'The Spirit is a Bone' consists of 8 framed c-type photographs of animals and objects taken in the windowless, interior space of the studio. These photographs use light and colour to enhance the stillness and muteness of the things represented. Objects become petrified nature and culture.
The Spirit is a Bone
The Spirit is a Bone consists of 8 framed c-type photographs of animals and objects taken in the windowless, interior space of the studio. These photographs use light and colour to enhance the stillness and muteness of the things represented. Objects become petrified nature and culture.
The Spirit is a Bone is an expression found in Hegel’s discussion of physiognomy and phrenology. It is somehow a baffling statement, which mixes the high and the low, the mind and the body. Here, the eminent philosopher exposes the affirmative force of language, which enables a scandalous identity between rigid dead matter and the fluidity of thought.
Bones are also at the core of Imre Hermann’s study of the fantasy of the os priapi. She investigates the belief in a penis with a bone, an organ thus capable of breaking but also of hurting. The fantasy of the os priapi, named after the well endowed and goat like friend of Bacchus, enables the pioneering analyst to establish a startling bone iconography, which comprises broken teeth, decapitation, skeleton-like slimming and calcium addiction. It also includes a zoological classification of dogs and apes whose reproductive organs are endowed with the notorious rigid cartilage.
Nature teaches dogs to seek the calcium they need. Lautre'amont’s hero, Maldoror claims that dogs, like himself, also have a need for the infinite. In classical bestiaries, the dog’s spirit is on the side of loyalty, jealousy. Its sleep is akin to the meditative torpor induced by melancholia. Yet since the Greek Cynics, the dog is also celebrated as an emblem of the lower senses, promiscuity and lack of shame. In Baudelaire’s the Dog and the Perfume Bottle, the faithful animal shrieks back in horror at the smell of the perfume. Baudelaire compares the poor animal to his public, who prefers carefully selected filth to a delicate work. Yet it isn’t easy to separate work and filth. As the author of the Spirit is a Bone put it, high and low are “intimately connected, just as speech and kissing on one hand, and eating, drinking and spitting, on the other, are all done with the mouth".
Olivier Richon was born in Lausanne in 1956. He studied at the Polytechnic of Central London, where he was taught by Victor Burgin, and graduated with a BA (Hons) in Film and Photographic Arts in 1980 and a Masters of Philosophy in 1988. In 1991, he received the Camera Austria award for contemporary photography. His work has been exhibited internationally since 1980 and is in many public collections, including the Victoria & Albert Museum, London; the Muse'e d’art moderne de la ville de Paris; Museum Folkwang, Essen; the National Museum of Modern Art, Kyoto; the Brooklyn Museum, New York and the National Gallery of New South Wales, Australia. He currently directs the department of Photography at the Royal College of Art, London.

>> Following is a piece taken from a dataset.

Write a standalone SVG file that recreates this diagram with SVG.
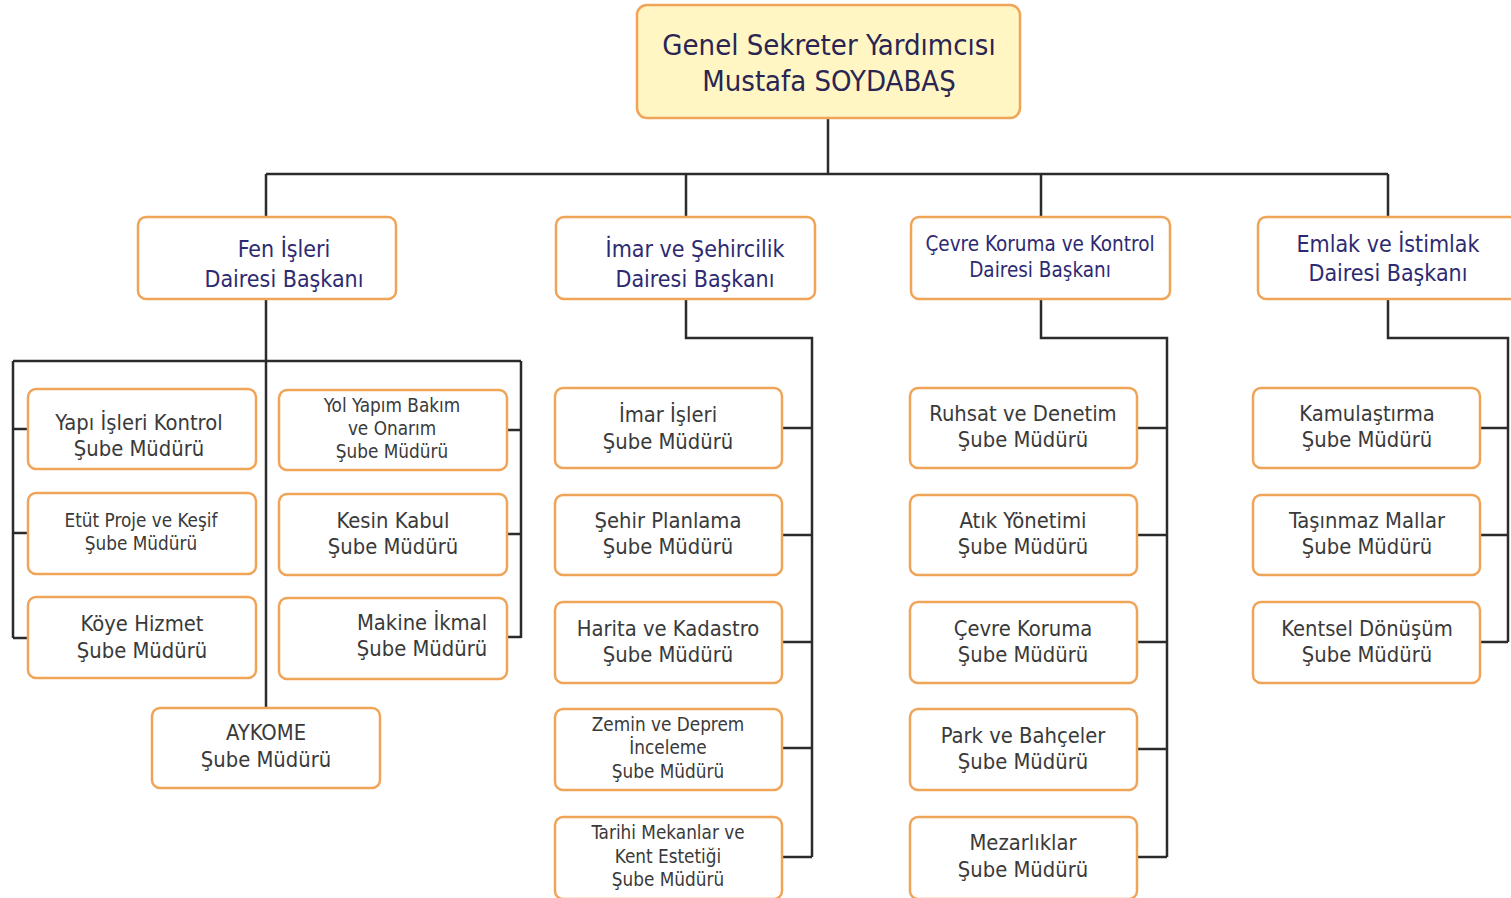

Recent exhibitions include The Goat, with Mark Fairnington, at Medievalmodern, London (2004); Trilogia, with Mimmo Paladino and Richard Artschwager at Galleria Civica di Modena (2004); The Photographed Animal, at Museum Folkwang, Essen (2005). This summer, his work will be in Zoo, at the Centrale Electrique, a new contemporary art space in Bruxelles.
Real Allegories, a monograph of Olivier Richon’s photographic work was commissioned by Ute Eskildsen and has recently been published by Steidl.